In Africa, Using Nature to Protect Nature
Ecological Systems
Fresh out of Colby in 1992, Matt Brown joined the Peace Corps. His assignment—tending a tree nursery in Ghana—set him on a lifelong path. After two and a half years of volunteer service growing trees, Brown spent another nine months biking 3,000 miles across the African continent. He loved the diversity, the wonder of its massive ecosystems, the warm and resilient people.
“I just got Africa deeply in my blood,” Brown said. Today, he leads The Nature Conservancy’s conservation efforts across nine countries on the continent, with a focus on helping local communities protect and restore natural resources, including forests, rivers, and grasslands.
His work centers on the idea that we must nurture the green “infrastructure” we already have, such as storm-buffering coral reefs and forests that store carbon. The impact could be sizable: these natural climate solutions could deliver about a third of the carbon emissions cuts needed by 2030 to avoid warming beyond the internationally agreed 2°C target, according to The Nature Conservancy’s research.
Africa is a land of opportunity when it comes to this approach. Home to a fifth of the world’s tropical forests and one of the world’s largest freshwater lakes, Lake Tanganyika, its resources are invaluable and under increasing pressure from a growing population of more than one billion—and also from climate change.
In northern Tanzania, for example, the Maasai people and their livestock depend on grassland increasingly sought for conversion to farms and settlements. In dry years, which are becoming more frequent as the planet warms, precious grazing land becomes a source of conflict and tension. “In the Western world, everybody has some financial savings,” Brown said. “If you’re a pastoralist living on the landscape in Tanzania, you’ve got your cattle—that’s your savings account.”
Working with partner organizations on the ground, The Nature Conservancy is helping various communities create grass banks where no farming, fencing, or settlement is allowed, keeping the land open for both livestock and wildlife. The organization provides guidance on using existing national laws to formalize boundaries, then offers the science and tools to manage that newly defined space for maximum benefit to both people and the environment.
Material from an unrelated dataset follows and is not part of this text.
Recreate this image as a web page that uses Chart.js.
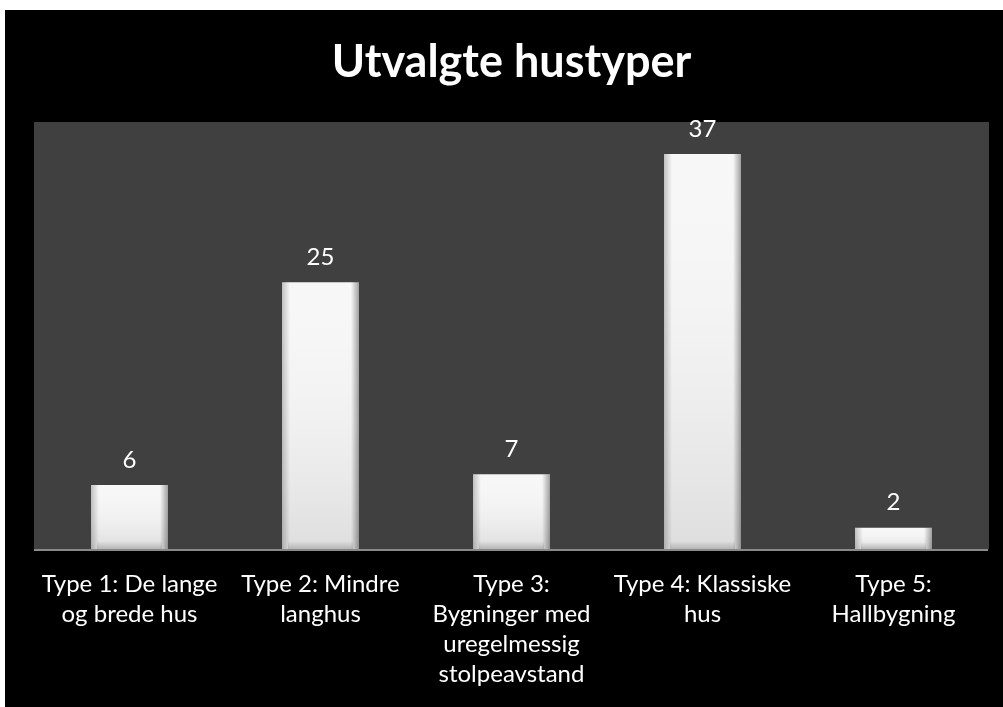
<!DOCTYPE html>
<html>
<head>
<meta charset="utf-8">
<script src="https://cdn.jsdelivr.net/npm/chart.js@4"></script>
<style>
  html, body { margin: 0; background: #fff; }
  #wrap { position: absolute; left: 5px; top: 10px; width: 998px; height: 697px; background: #000; }
</style>
</head>
<body>
<div id="wrap"><canvas id="chart" width="998" height="697"></canvas></div>
<script>
/* ========= DATA ========= */
const categories = [
  ["Type 1: De lange", "og brede hus"],
  ["Type 2: Mindre", "langhus"],
  ["Type 3:", "Bygninger med", "uregelmessig", "stolpeavstand"],
  ["Type 4: Klassiske", "hus"],
  ["Type 5:", "Hallbygning"]
];
const counts = [6, 25, 7, 37, 2];
const titleText = "Utvalgte hustyper";

const FONT = "Lato, 'Open Sans', sans-serif";

/* ========= PLUGINS ========= */
const backdrop = {
  id: "backdrop",
  beforeDraw(chart) {
    const { ctx, chartArea: a } = chart;
    ctx.save();
    ctx.fillStyle = "#000";
    ctx.fillRect(0, 0, chart.width, chart.height);
    ctx.fillStyle = "#404040";
    ctx.fillRect(a.left, a.top, a.right - a.left, a.bottom - a.top);
    // base line
    ctx.strokeStyle = "#8a8a8a";
    ctx.lineWidth = 2;
    ctx.beginPath();
    ctx.moveTo(a.left, a.bottom + 1);
    ctx.lineTo(a.right - 1, a.bottom + 1);
    ctx.stroke();
    ctx.restore();
  }
};

// bevel shading + value labels
const barDecor = {
  id: "barDecor",
  afterDatasetsDraw(chart) {
    const ctx = chart.ctx;
    const meta = chart.getDatasetMeta(0);
    ctx.save();
    meta.data.forEach((bar, i) => {
      const w = bar.width, x0 = bar.x - w / 2, x1 = bar.x + w / 2;
      const top = bar.y, bot = bar.base, h = bot - top;

      let g = ctx.createLinearGradient(0, top, 0, bot);
      g.addColorStop(0, "rgba(255,255,255,0)");
      g.addColorStop(1, "rgba(0,0,0,0.10)");
      ctx.fillStyle = g;
      ctx.fillRect(x0, top, w, h);

      g = ctx.createLinearGradient(x0, 0, x0 + 8, 0);
      g.addColorStop(0, "rgba(0,0,0,0.22)");
      g.addColorStop(1, "rgba(0,0,0,0)");
      ctx.fillStyle = g;
      ctx.fillRect(x0, top, 8, h);

      g = ctx.createLinearGradient(x1 - 8, 0, x1, 0);
      g.addColorStop(0, "rgba(0,0,0,0)");
      g.addColorStop(1, "rgba(0,0,0,0.35)");
      ctx.fillStyle = g;
      ctx.fillRect(x1 - 8, top, 8, h);

      const bh = Math.min(8, h / 3);
      g = ctx.createLinearGradient(0, bot - bh, 0, bot);
      g.addColorStop(0, "rgba(0,0,0,0)");
      g.addColorStop(1, "rgba(0,0,0,0.18)");
      ctx.fillStyle = g;
      ctx.fillRect(x0 + 6, bot - bh, w - 12, bh);

      ctx.fillStyle = "#fff";
      ctx.font = "24px " + FONT;
      ctx.textAlign = "center";
      ctx.textBaseline = "middle";
      ctx.fillText(String(counts[i]), bar.x, top - 25);
    });
    ctx.restore();
  }
};

/* ========= CHART ========= */
new Chart(document.getElementById("chart"), {
  type: "bar",
  data: {
    labels: categories,
    datasets: [{
      data: counts,
      backgroundColor: "#f7f7f7",
      borderWidth: 0,
      categoryPercentage: 1,
      barPercentage: 0.403
    }]
  },
  options: {
    responsive: false,
    animation: false,
    layout: { padding: { left: 29, right: 14, top: 0, bottom: 0 } },
    plugins: {
      legend: { display: false },
      tooltip: { enabled: false },
      title: {
        display: true,
        text: titleText,
        color: "#fff",
        font: { family: FONT, size: 45, weight: "bold", lineHeight: 1.2 },
        padding: { top: 25, bottom: 33 }
      }
    },
    scales: {
      x: {
        grid: { display: false, drawTicks: false },
        border: { display: false },
        ticks: {
          color: "#fff",
          font: { family: FONT, size: 24, lineHeight: 1.25 },
          maxRotation: 0,
          autoSkip: false,
          padding: 20
        },
        afterFit(s) { s.height = 158; }
      },
      y: {
        display: false,
        min: 0,
        max: 40
      }
    }
  },
  plugins: [backdrop, barDecor]
});
</script>
</body>
</html>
Last year, the effort in northern Tanzania secured 370,000 acres across 51 easements. “We’re creating an ecological system that maintains its integrity by solving the immediate need of local people,” Brown said.
In Kenya’s Upper Tana watershed, his team is working to improve water security for more than two million people in Nairobi by preventing soil erosion from thousands of small farms upstream. By supporting better land management practices, such as improved soil testing and the addition of sediment retention ponds, they are both boosting prospects for farmers and reducing sediment flow into the river. The goal, he said, is to create more secure freshwater access by using natural solutions rather than building more dams and catchment ponds.
Other efforts in Africa include supporting better fisheries management and conserving forests. With every project, the challenge is to ensure the benefits can be scaled up and maintained with stable financing. “The international conservation field is littered with projects that have stopped the minute the funding stops,” Brown said. “We’re very focused on being able to walk away while sustaining tangible, lasting outcomes.”
Brown majored in biology at Colby, with fond memories of spending afternoons and weekends in the tide pools of coastal Maine for his schoolwork. A year abroad in Australia studying tropical ecology in the rain forests of Queensland got him interested in international work to protect the environment. After the Peace Corps, he earned a master’s degree in water resource management at Indiana University and worked as an environmental consultant before joining The Nature Conservancy in 2007, working in Tanzania for nine years.